I think Patagonia has a great flywheel. It was about focus on great products, a focus on how it actualizes its purpose in the world, and as it comes up the other side, doing it in a way that converts to fuel that can be used to fund the things it cares about in the outside world and do more in terms of what it is all about as a company.
I don’t think it really matters who owns the company for that flywheel to work. No, I take that back. If someone who owned it wanted only to extract those profits, that could slow the flywheel. Given the history of the company, the basic flywheel has been purpose, fuel, purpose, fuel, purpose, over and over again.
SM: But even in a purpose-driven organization, the flywheel needs to work. Because the better the institution does, the greater the resources for the cause.
JC: Right. The flywheel needs to keep spinning with the sheer exquisite excellence of the products and the materials and the innovation.
SM: In 1997, Inc. published an article from you that highlighted the way Patagonia used its platform for social change. You wrote: “The modern business organization stands as one of the most powerful tools ever invented by man. Business leaders of all persuasions and temperaments can legitimately use their companies to stimulate social change.”
JC: Did I really write this? It’s almost a good sentence.
SM: Then, in 2019, Fast Company put Yvon on the cover, and there was an outpouring from young founders who thanked the editors for putting him on the cover. Might Yvon’s enduring legacy not be just using Patagonia to stimulate social change, but also inspiring a new generation of founders to experiment with ownership structure to ensure that the values endure?

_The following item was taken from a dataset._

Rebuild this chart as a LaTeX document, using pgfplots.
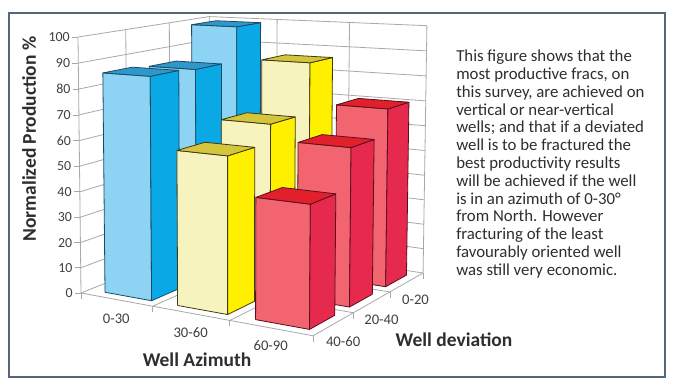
\documentclass[border=0pt]{standalone}
\usepackage{pgfplots}
\pgfplotsset{compat=1.18}
\usepackage{fontspec}
\setmainfont{Carlito}

\definecolor{bfront}{HTML}{8DD4F4}
\definecolor{bside}{HTML}{0AA9E6}
\definecolor{btop}{HTML}{2F98CB}
\definecolor{bedge}{HTML}{1B4A66}
\definecolor{yfront}{HTML}{F7F3BF}
\definecolor{yside}{HTML}{FFF000}
\definecolor{ytop}{HTML}{D5C53C}
\definecolor{yedge}{HTML}{3E3A10}
\definecolor{rfront}{HTML}{F2646F}
\definecolor{rside}{HTML}{E62A4E}
\definecolor{rtop}{HTML}{E2202C}
\definecolor{redge}{HTML}{5A0E1C}
\definecolor{gridc}{HTML}{A8A8A8}
\definecolor{txt}{HTML}{404040}
\definecolor{ttl}{HTML}{2E2E2E}
\definecolor{framec}{HTML}{56677C}

\pgfplotsset{
  table/proj/.style={row sep=\\,
    x expr={pu(\thisrow{a},\thisrow{b},\thisrow{c})},
    y expr={pv(\thisrow{a},\thisrow{b},\thisrow{c})}},
  gridl/.style={draw=gridc, line width=0.6pt},
}

% #1 azimuth cell, #2 deviation cell (0 = front), #3 value, #4 colour prefix
\newcommand{\cuboid}[4]{%
  \addplot[fill=#4front, draw=#4edge, line width=0.6pt, line join=round]
    table[row sep=\\, x expr={pu(#1+\thisrow{a},#2+\thisrow{b},#3*\thisrow{c})},
      y expr={pv(#1+\thisrow{a},#2+\thisrow{b},#3*\thisrow{c})}]
    {a b c\\ 0.22 0.18 0\\ 0.87 0.18 0\\ 0.87 0.18 1\\ 0.22 0.18 1\\ 0.22 0.18 0\\};
  \addplot[fill=#4side, draw=#4edge, line width=0.6pt, line join=round]
    table[row sep=\\, x expr={pu(#1+\thisrow{a},#2+\thisrow{b},#3*\thisrow{c})},
      y expr={pv(#1+\thisrow{a},#2+\thisrow{b},#3*\thisrow{c})}]
    {a b c\\ 0.87 0.18 0\\ 0.87 0.80 0\\ 0.87 0.80 1\\ 0.87 0.18 1\\ 0.87 0.18 0\\};
  \addplot[fill=#4top, draw=#4edge, line width=0.6pt, line join=round]
    table[row sep=\\, x expr={pu(#1+\thisrow{a},#2+\thisrow{b},#3*\thisrow{c})},
      y expr={pv(#1+\thisrow{a},#2+\thisrow{b},#3*\thisrow{c})}]
    {a b c\\ 0.22 0.18 1\\ 0.87 0.18 1\\ 0.87 0.80 1\\ 0.22 0.80 1\\ 0.22 0.18 1\\};
}

\begin{document}
\begin{tikzpicture}
\begin{axis}[x=0.75pt, y=0.75pt, xmin=0, xmax=680, ymin=0, ymax=386,
  hide axis, clip=false,
  declare function={
    ww(\X,\Y,\Z)=1-0.035*\X+0.047*\Y-0.0002*\Z;
    pu(\X,\Y,\Z)=(81+66.4*\X+52.7*\Y-0.0456*\Z)/ww(\X,\Y,\Z);
    pv(\X,\Y,\Z)=386-(293+2.5*\X-5.9*\Y-2.567*\Z)/ww(\X,\Y,\Z);
  }]
\fill[white] (axis cs:0,0) rectangle (axis cs:680,386);
\draw[framec, line width=1.5pt] (axis cs:9,9) rectangle (axis cs:665,373);

% walls: horizontal gridlines
\pgfplotsinvokeforeach{0,10,...,100}{
  \addplot[gridl] table[proj] {a b c\\ 0 0 #1\\ 0 3 #1\\ 3 3 #1\\};
}
% left wall verticals
\pgfplotsinvokeforeach{0,1,2,3}{
  \addplot[gridl] table[proj] {a b c\\ 0 #1 0\\ 0 #1 100\\};
}
% back wall verticals
\pgfplotsinvokeforeach{1,2,3}{
  \addplot[gridl] table[proj] {a b c\\ #1 3 0\\ #1 3 100\\};
}
% floor
\pgfplotsinvokeforeach{1,2}{
  \addplot[gridl] table[proj] {a b c\\ #1 0 0\\ #1 3 0\\};
  \addplot[gridl] table[proj] {a b c\\ 0 #1 0\\ 3 #1 0\\};
}
\addplot[gridl] table[proj] {a b c\\ 0 0 0\\ 3 0 0\\ 3 3 0\\};

% vertical axis ticks and labels
\pgfplotsinvokeforeach{0,10,...,100}{
  \draw[gridc, line width=0.6pt] (axis cs:{pu(0,0,#1)},{pv(0,0,#1)}) -- (axis cs:{pu(0,0,#1)-6},{pv(0,0,#1)});
  \node[anchor=east, inner sep=0pt, text=txt, font=\fontsize{10.4}{12}\selectfont]
    at (axis cs:{pu(0,0,#1)-8},{pv(0,0,#1)}) {#1};
}
% azimuth ticks
\pgfplotsinvokeforeach{0,1,2,3}{
  \draw[gridc, line width=0.6pt] (axis cs:{pu(#1,0,0)},{pv(#1,0,0)}) -- ++(0pt,-4.5pt);
}
% deviation ticks
\pgfplotsinvokeforeach{1,2,3}{
  \draw[gridc, line width=0.6pt] (axis cs:{pu(3,#1,0)},{pv(3,#1,0)}) -- ++(0pt,-4.5pt);
}
% category labels
\node[text=txt, font=\fontsize{11}{13}\selectfont] at (axis cs:{pu(0.5,0,0)},{pv(0.5,0,0)-19}) {0-30};
\node[text=txt, font=\fontsize{11}{13}\selectfont] at (axis cs:{pu(1.5,0,0)},{pv(1.5,0,0)-19}) {30-60};
\node[text=txt, font=\fontsize{11}{13}\selectfont] at (axis cs:{pu(2.5,0,0)},{pv(2.5,0,0)-18}) {60-90};
\node[anchor=west, inner sep=0pt, text=txt, font=\fontsize{11}{13}\selectfont] at (axis cs:{pu(3,0.5,0)-8},{pv(3,0.5,0)-18}) {40-60};
\node[anchor=west, inner sep=0pt, text=txt, font=\fontsize{11}{13}\selectfont] at (axis cs:{pu(3,1.5,0)-8},{pv(3,1.5,0)-18}) {20-40};
\node[anchor=west, inner sep=0pt, text=txt, font=\fontsize{11}{13}\selectfont] at (axis cs:{pu(3,2.5,0)-5},{pv(3,2.5,0)-18}) {0-20};

% bars: back row (0-20) first, then 20-40, then front row (40-60)
\cuboid{0}{2}{99}{b}
\cuboid{1}{2}{86}{y}
\cuboid{2}{2}{70}{r}
\cuboid{0}{1}{85}{b}
\cuboid{1}{1}{66}{y}
\cuboid{2}{1}{60}{r}
\cuboid{0}{0}{86}{b}
\cuboid{1}{0}{59}{y}
\cuboid{2}{0}{45}{r}

% axis titles
\node[rotate=90, text=ttl, font=\bfseries\fontsize{14.6}{17}\selectfont] at (axis cs:29,247) {Normalized Production \%};
\node[text=ttl, font=\bfseries\fontsize{14.6}{17}\selectfont] at (axis cs:197,26) {Well Azimuth};
\node[text=ttl, font=\bfseries\fontsize{14.6}{17}\selectfont] at (axis cs:454,46) {Well deviation};

% annotation
\begin{scope}[every node/.style={anchor=base west, inner sep=0pt, text=ttl, font=\fontsize{12.6}{14}\selectfont}]
\node at (axis cs:456,324.00) {This figure shows that the};
\node at (axis cs:456,306.25) {most productive fracs, on};
\node at (axis cs:456,288.50) {this survey, are achieved on};
\node at (axis cs:456,270.75) {vertical or near-vertical};
\node at (axis cs:456,253.00) {wells; and that if a deviated};
\node at (axis cs:456,235.25) {well is to be fractured the};
\node at (axis cs:456,217.50) {best productivity results};
\node at (axis cs:456,199.75) {will be achieved if the well};
\node at (axis cs:456,182.00) {is in an azimuth of 0-30°};
\node at (axis cs:456,164.25) {from North. However};
\node at (axis cs:456,146.50) {fracturing of the least};
\node at (axis cs:456,128.75) {favourably oriented well};
\node at (axis cs:456,111.00) {was still very economic.};
\end{scope}
\end{axis}
\end{tikzpicture}
\end{document}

JC: I hope that more founders, before they get drawn into the “What everybody else thinks their company or business should be,” start first with their own declaration of independence: This is our truth. This is what we hold self-evident. And do it. Do it early before we lose the ability to control our own destiny. Make your decisions in ways that allow you to not sell control or to fuel growth that you might not even want. And, then begin to build.
And when people ask: What’s your exit strategy? Boy, Chouinard just redefined that. This is like an existential exit strategy: He’s saying: This is what my life is about.